Exercise instructions: In the entries below, find the line containing "Write the matplotlib code for this chart." and the line containing "plt.rcParams['mathtext.it'] = 'Liberation". Copy those two lines and everything between them exactly, without the pictures.

Listed records:

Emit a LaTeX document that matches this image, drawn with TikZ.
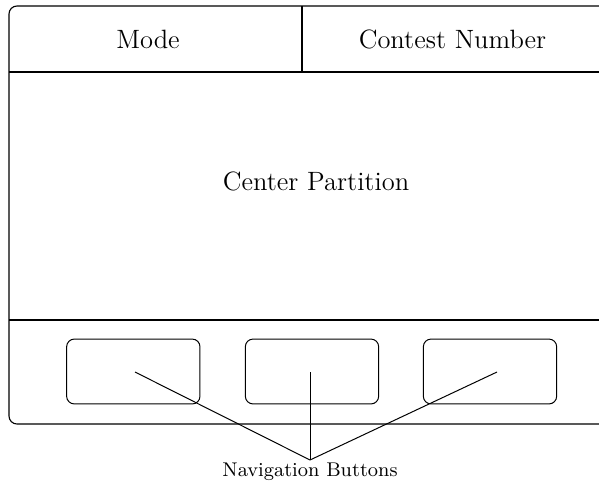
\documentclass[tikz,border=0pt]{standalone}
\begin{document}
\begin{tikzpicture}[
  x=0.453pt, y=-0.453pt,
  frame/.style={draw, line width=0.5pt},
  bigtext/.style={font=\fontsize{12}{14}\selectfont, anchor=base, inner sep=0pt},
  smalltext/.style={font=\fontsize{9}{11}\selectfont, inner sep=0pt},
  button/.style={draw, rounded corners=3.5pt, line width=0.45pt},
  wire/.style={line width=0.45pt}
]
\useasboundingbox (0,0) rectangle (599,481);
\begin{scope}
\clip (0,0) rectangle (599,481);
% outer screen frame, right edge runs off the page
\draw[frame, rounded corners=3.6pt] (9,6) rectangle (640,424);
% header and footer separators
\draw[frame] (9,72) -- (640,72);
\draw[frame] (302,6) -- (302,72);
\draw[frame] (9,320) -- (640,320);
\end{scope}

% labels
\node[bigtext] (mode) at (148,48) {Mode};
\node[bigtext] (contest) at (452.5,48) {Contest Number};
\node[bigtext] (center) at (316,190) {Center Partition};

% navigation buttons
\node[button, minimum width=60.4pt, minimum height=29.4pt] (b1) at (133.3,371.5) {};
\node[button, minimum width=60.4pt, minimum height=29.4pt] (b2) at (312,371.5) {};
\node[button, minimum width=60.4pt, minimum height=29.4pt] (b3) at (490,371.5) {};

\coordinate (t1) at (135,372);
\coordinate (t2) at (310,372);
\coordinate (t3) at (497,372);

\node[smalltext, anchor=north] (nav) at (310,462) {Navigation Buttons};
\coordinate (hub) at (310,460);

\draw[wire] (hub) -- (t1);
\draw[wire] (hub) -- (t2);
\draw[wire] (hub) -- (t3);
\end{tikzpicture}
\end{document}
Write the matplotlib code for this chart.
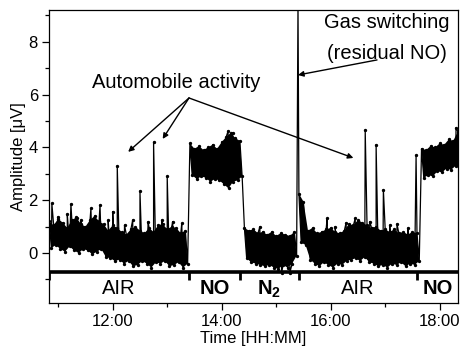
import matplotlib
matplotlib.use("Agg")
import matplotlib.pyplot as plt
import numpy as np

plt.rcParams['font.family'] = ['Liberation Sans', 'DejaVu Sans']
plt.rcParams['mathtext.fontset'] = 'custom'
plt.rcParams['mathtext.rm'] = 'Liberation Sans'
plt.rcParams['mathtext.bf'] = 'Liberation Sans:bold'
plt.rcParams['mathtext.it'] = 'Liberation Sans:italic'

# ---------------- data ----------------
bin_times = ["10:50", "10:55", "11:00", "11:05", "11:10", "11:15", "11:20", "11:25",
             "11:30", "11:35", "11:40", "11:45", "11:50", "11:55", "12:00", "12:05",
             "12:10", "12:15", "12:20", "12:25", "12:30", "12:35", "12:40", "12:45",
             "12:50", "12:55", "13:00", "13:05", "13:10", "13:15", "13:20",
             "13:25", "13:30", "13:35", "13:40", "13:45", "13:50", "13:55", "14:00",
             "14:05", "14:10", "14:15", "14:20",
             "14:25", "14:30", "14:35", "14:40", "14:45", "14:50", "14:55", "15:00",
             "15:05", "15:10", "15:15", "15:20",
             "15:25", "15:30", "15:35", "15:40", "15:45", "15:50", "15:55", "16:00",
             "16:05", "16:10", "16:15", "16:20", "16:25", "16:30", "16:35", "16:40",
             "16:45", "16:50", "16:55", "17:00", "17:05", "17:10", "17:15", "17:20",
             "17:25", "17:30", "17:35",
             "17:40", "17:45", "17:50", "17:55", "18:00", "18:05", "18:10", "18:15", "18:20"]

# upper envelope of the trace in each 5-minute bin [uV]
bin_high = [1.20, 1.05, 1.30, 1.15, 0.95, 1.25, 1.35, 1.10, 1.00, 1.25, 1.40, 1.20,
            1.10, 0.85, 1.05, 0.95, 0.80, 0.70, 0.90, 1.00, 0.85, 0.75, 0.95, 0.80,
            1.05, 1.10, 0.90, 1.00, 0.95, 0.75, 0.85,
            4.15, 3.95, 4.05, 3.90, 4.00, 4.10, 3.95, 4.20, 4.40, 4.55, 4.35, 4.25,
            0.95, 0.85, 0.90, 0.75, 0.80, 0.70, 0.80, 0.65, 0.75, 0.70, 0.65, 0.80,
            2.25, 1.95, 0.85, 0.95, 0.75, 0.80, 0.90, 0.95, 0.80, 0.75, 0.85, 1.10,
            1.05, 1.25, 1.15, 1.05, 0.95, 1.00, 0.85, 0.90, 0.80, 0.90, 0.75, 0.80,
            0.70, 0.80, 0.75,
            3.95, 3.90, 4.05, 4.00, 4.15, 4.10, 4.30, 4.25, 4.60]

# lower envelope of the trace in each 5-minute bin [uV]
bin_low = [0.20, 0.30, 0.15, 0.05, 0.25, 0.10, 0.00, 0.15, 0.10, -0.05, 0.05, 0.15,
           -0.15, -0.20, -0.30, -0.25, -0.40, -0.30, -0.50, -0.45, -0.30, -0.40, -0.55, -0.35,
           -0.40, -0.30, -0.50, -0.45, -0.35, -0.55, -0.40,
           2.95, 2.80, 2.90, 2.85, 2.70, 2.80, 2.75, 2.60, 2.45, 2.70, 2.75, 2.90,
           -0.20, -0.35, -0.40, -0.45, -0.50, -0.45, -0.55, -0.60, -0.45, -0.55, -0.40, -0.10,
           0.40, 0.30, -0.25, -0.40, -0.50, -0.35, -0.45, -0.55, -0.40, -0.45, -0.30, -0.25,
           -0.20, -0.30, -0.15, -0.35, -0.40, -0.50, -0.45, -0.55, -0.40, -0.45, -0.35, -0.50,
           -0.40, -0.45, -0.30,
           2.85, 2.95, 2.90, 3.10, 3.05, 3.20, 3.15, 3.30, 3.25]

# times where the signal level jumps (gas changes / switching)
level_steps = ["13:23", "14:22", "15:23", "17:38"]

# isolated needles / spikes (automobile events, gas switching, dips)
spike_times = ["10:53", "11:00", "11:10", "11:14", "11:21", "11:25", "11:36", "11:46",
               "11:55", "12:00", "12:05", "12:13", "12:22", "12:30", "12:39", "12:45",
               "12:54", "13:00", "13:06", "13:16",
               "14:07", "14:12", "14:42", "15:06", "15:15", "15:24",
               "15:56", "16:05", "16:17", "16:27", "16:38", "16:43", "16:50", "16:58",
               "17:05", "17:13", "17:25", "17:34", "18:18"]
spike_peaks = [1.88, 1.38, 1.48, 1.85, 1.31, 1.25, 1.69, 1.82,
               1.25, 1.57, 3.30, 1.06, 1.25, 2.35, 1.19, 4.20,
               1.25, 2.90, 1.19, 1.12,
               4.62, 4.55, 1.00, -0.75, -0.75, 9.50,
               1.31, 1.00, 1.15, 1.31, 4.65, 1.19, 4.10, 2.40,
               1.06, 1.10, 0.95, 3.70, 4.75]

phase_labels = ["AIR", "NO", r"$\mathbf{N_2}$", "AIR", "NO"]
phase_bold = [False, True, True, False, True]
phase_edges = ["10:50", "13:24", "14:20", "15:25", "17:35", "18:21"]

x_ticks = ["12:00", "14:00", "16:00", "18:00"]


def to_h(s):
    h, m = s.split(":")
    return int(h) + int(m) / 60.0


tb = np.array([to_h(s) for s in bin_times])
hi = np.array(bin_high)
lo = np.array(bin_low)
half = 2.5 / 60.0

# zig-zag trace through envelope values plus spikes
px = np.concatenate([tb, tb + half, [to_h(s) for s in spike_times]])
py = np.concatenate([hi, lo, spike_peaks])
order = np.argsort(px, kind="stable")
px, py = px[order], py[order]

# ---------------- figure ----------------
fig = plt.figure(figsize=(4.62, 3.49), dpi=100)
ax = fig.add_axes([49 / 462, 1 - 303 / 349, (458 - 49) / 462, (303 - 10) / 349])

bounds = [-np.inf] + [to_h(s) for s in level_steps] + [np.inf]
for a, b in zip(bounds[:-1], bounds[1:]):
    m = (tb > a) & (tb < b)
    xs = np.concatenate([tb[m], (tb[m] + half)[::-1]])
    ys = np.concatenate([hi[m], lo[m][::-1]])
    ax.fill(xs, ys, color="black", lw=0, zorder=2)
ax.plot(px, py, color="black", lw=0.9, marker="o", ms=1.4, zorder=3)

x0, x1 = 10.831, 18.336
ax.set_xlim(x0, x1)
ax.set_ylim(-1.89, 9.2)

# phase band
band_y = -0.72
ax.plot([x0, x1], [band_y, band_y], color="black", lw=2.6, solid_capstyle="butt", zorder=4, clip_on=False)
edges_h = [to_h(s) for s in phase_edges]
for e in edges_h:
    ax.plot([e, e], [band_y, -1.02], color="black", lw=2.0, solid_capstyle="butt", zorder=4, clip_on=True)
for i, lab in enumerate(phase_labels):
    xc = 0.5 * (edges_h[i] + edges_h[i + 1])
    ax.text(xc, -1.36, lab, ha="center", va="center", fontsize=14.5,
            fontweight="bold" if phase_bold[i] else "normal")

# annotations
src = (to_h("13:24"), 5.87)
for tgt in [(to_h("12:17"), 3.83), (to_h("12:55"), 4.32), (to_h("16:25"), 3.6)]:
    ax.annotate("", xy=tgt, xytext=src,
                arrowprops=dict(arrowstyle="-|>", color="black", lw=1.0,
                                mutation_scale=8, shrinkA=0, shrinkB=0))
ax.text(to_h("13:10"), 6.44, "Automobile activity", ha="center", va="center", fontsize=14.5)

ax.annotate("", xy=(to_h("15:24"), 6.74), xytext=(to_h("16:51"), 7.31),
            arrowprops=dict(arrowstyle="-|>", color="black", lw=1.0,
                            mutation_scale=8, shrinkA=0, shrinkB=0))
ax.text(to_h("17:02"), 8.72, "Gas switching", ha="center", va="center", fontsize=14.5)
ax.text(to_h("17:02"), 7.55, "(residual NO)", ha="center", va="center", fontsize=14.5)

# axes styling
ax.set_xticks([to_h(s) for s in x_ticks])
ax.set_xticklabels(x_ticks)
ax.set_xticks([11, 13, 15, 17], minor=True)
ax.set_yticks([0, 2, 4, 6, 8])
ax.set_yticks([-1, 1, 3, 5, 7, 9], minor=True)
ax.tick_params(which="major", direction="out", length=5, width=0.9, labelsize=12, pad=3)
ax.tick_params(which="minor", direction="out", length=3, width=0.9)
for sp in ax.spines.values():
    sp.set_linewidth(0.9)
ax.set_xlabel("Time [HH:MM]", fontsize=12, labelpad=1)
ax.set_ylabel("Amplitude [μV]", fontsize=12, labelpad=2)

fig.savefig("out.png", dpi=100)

--

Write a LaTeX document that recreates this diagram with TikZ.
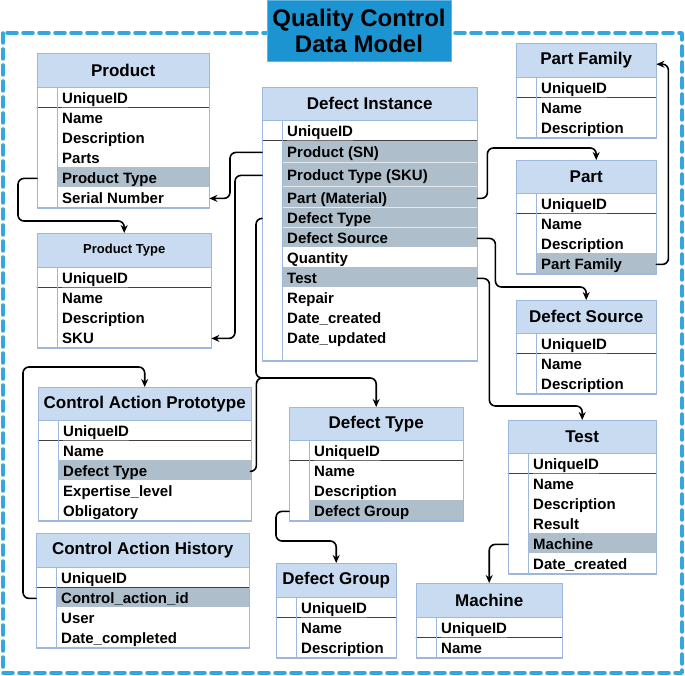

Completed task:
Write the matplotlib code for this chart.
import matplotlib
matplotlib.use("Agg")
import matplotlib.pyplot as plt
import numpy as np

plt.rcParams['font.family'] = ['Liberation Sans', 'DejaVu Sans']
plt.rcParams['mathtext.fontset'] = 'custom'
plt.rcParams['mathtext.rm'] = 'Liberation Sans'
plt.rcParams['mathtext.bf'] = 'Liberation Sans:bold'
plt.rcParams['mathtext.it'] = 'Liberation Sans:italic'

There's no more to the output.